**INFORMATION SHOWN:**
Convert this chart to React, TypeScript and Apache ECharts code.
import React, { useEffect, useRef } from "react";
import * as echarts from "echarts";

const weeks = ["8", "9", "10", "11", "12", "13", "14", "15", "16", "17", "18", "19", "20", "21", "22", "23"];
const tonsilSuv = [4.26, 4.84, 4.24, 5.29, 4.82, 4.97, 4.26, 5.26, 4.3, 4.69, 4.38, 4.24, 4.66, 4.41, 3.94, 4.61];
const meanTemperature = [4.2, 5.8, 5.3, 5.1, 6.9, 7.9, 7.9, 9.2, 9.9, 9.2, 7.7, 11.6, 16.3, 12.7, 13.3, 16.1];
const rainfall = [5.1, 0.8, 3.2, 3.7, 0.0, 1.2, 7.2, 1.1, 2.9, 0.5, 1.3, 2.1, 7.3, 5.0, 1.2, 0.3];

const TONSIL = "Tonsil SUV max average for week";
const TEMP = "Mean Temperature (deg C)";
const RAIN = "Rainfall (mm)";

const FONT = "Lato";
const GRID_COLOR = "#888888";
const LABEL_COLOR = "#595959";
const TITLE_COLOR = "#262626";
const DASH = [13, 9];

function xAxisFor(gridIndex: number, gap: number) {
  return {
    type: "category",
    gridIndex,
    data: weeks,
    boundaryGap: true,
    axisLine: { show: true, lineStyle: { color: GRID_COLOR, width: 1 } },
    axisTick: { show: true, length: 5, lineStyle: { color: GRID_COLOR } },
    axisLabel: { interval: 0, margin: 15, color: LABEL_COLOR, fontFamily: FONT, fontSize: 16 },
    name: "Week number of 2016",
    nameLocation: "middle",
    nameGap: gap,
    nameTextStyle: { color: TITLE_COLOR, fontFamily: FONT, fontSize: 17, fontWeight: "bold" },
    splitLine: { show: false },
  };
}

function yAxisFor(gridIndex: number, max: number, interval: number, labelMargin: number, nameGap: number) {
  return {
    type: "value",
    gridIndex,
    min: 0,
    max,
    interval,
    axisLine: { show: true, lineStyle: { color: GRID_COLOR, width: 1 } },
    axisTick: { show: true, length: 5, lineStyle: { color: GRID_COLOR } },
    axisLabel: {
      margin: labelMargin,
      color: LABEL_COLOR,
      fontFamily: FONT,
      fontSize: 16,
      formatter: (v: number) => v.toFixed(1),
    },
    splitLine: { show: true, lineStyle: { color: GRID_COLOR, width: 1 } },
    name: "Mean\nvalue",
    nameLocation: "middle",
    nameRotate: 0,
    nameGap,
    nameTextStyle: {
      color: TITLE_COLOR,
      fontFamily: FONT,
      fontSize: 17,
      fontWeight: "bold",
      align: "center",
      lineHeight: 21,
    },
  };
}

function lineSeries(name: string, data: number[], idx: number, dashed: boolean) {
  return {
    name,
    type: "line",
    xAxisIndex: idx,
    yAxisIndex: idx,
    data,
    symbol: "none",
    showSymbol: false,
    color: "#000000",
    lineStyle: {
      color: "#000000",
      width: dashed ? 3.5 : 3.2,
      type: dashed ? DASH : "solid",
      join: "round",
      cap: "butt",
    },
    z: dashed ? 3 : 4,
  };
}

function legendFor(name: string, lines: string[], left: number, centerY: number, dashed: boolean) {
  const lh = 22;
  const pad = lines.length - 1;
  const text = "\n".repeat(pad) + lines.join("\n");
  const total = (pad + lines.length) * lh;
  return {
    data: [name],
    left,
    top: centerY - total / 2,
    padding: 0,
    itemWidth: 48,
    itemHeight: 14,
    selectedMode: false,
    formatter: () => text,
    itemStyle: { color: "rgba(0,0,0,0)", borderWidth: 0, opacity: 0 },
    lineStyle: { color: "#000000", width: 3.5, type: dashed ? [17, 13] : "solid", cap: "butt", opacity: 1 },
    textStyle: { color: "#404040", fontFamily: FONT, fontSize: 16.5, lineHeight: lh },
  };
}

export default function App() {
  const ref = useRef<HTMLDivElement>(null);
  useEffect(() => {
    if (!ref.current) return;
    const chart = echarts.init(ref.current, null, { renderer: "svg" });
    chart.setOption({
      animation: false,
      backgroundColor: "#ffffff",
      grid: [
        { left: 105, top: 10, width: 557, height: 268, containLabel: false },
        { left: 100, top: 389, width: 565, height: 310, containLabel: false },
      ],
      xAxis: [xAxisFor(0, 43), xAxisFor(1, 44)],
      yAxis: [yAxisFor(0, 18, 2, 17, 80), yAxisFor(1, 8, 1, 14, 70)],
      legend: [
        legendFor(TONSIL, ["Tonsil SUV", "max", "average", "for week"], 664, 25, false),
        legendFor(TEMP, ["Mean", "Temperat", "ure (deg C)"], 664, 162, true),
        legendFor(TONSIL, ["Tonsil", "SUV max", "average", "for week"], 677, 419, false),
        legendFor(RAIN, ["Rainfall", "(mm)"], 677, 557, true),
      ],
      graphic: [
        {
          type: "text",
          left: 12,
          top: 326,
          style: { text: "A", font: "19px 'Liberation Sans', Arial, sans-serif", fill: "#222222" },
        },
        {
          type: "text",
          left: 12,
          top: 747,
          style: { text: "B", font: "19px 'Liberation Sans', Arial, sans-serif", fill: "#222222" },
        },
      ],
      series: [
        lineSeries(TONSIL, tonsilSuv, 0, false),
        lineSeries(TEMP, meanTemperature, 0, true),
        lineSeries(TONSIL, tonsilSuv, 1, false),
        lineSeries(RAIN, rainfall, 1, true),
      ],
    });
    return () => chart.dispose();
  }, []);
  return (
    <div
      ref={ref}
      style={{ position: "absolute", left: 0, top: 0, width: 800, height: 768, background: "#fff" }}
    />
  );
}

**WHAT IS REQUIRED:**
Using the data above, reproduce every line exactly.

**EXERCISE SOLUTION:**
Convert this chart to React, TypeScript and Apache ECharts code.
import React, { useEffect, useRef } from "react";
import * as echarts from "echarts";

const weeks = ["8", "9", "10", "11", "12", "13", "14", "15", "16", "17", "18", "19", "20", "21", "22", "23"];
const tonsilSuv = [4.26, 4.84, 4.24, 5.29, 4.82, 4.97, 4.26, 5.26, 4.3, 4.69, 4.38, 4.24, 4.66, 4.41, 3.94, 4.61];
const meanTemperature = [4.2, 5.8, 5.3, 5.1, 6.9, 7.9, 7.9, 9.2, 9.9, 9.2, 7.7, 11.6, 16.3, 12.7, 13.3, 16.1];
const rainfall = [5.1, 0.8, 3.2, 3.7, 0.0, 1.2, 7.2, 1.1, 2.9, 0.5, 1.3, 2.1, 7.3, 5.0, 1.2, 0.3];

const TONSIL = "Tonsil SUV max average for week";
const TEMP = "Mean Temperature (deg C)";
const RAIN = "Rainfall (mm)";

const FONT = "Lato";
const GRID_COLOR = "#888888";
const LABEL_COLOR = "#595959";
const TITLE_COLOR = "#262626";
const DASH = [13, 9];

function xAxisFor(gridIndex: number, gap: number) {
  return {
    type: "category",
    gridIndex,
    data: weeks,
    boundaryGap: true,
    axisLine: { show: true, lineStyle: { color: GRID_COLOR, width: 1 } },
    axisTick: { show: true, length: 5, lineStyle: { color: GRID_COLOR } },
    axisLabel: { interval: 0, margin: 15, color: LABEL_COLOR, fontFamily: FONT, fontSize: 16 },
    name: "Week number of 2016",
    nameLocation: "middle",
    nameGap: gap,
    nameTextStyle: { color: TITLE_COLOR, fontFamily: FONT, fontSize: 17, fontWeight: "bold" },
    splitLine: { show: false },
  };
}

function yAxisFor(gridIndex: number, max: number, interval: number, labelMargin: number, nameGap: number) {
  return {
    type: "value",
    gridIndex,
    min: 0,
    max,
    interval,
    axisLine: { show: true, lineStyle: { color: GRID_COLOR, width: 1 } },
    axisTick: { show: true, length: 5, lineStyle: { color: GRID_COLOR } },
    axisLabel: {
      margin: labelMargin,
      color: LABEL_COLOR,
      fontFamily: FONT,
      fontSize: 16,
      formatter: (v: number) => v.toFixed(1),
    },
    splitLine: { show: true, lineStyle: { color: GRID_COLOR, width: 1 } },
    name: "Mean\nvalue",
    nameLocation: "middle",
    nameRotate: 0,
    nameGap,
    nameTextStyle: {
      color: TITLE_COLOR,
      fontFamily: FONT,
      fontSize: 17,
      fontWeight: "bold",
      align: "center",
      lineHeight: 21,
    },
  };
}

function lineSeries(name: string, data: number[], idx: number, dashed: boolean) {
  return {
    name,
    type: "line",
    xAxisIndex: idx,
    yAxisIndex: idx,
    data,
    symbol: "none",
    showSymbol: false,
    color: "#000000",
    lineStyle: {
      color: "#000000",
      width: dashed ? 3.5 : 3.2,
      type: dashed ? DASH : "solid",
      join: "round",
      cap: "butt",
    },
    z: dashed ? 3 : 4,
  };
}

function legendFor(name: string, lines: string[], left: number, centerY: number, dashed: boolean) {
  const lh = 22;
  const pad = lines.length - 1;
  const text = "\n".repeat(pad) + lines.join("\n");
  const total = (pad + lines.length) * lh;
  return {
    data: [name],
    left,
    top: centerY - total / 2,
    padding: 0,
    itemWidth: 48,
    itemHeight: 14,
    selectedMode: false,
    formatter: () => text,
    itemStyle: { color: "rgba(0,0,0,0)", borderWidth: 0, opacity: 0 },
    lineStyle: { color: "#000000", width: 3.5, type: dashed ? [17, 13] : "solid", cap: "butt", opacity: 1 },
    textStyle: { color: "#404040", fontFamily: FONT, fontSize: 16.5, lineHeight: lh },
  };
}

export default function App() {
  const ref = useRef<HTMLDivElement>(null);
  useEffect(() => {
    if (!ref.current) return;
    const chart = echarts.init(ref.current, null, { renderer: "svg" });
    chart.setOption({
      animation: false,
      backgroundColor: "#ffffff",
      grid: [
        { left: 105, top: 10, width: 557, height: 268, containLabel: false },
        { left: 100, top: 389, width: 565, height: 310, containLabel: false },
      ],
      xAxis: [xAxisFor(0, 43), xAxisFor(1, 44)],
      yAxis: [yAxisFor(0, 18, 2, 17, 80), yAxisFor(1, 8, 1, 14, 70)],
      legend: [
        legendFor(TONSIL, ["Tonsil SUV", "max", "average", "for week"], 664, 25, false),
        legendFor(TEMP, ["Mean", "Temperat", "ure (deg C)"], 664, 162, true),
        legendFor(TONSIL, ["Tonsil", "SUV max", "average", "for week"], 677, 419, false),
        legendFor(RAIN, ["Rainfall", "(mm)"], 677, 557, true),
      ],
      graphic: [
        {
          type: "text",
          left: 12,
          top: 326,
          style: { text: "A", font: "19px 'Liberation Sans', Arial, sans-serif", fill: "#222222" },
        },
        {
          type: "text",
          left: 12,
          top: 747,
          style: { text: "B", font: "19px 'Liberation Sans', Arial, sans-serif", fill: "#222222" },
        },
      ],
      series: [
        lineSeries(TONSIL, tonsilSuv, 0, false),
        lineSeries(TEMP, meanTemperature, 0, true),
        lineSeries(TONSIL, tonsilSuv, 1, false),
        lineSeries(RAIN, rainfall, 1, true),
      ],
    });
    return () => chart.dispose();
  }, []);
  return (
    <div
      ref={ref}
      style={{ position: "absolute", left: 0, top: 0, width: 800, height: 768, background: "#fff" }}
    />
  );
}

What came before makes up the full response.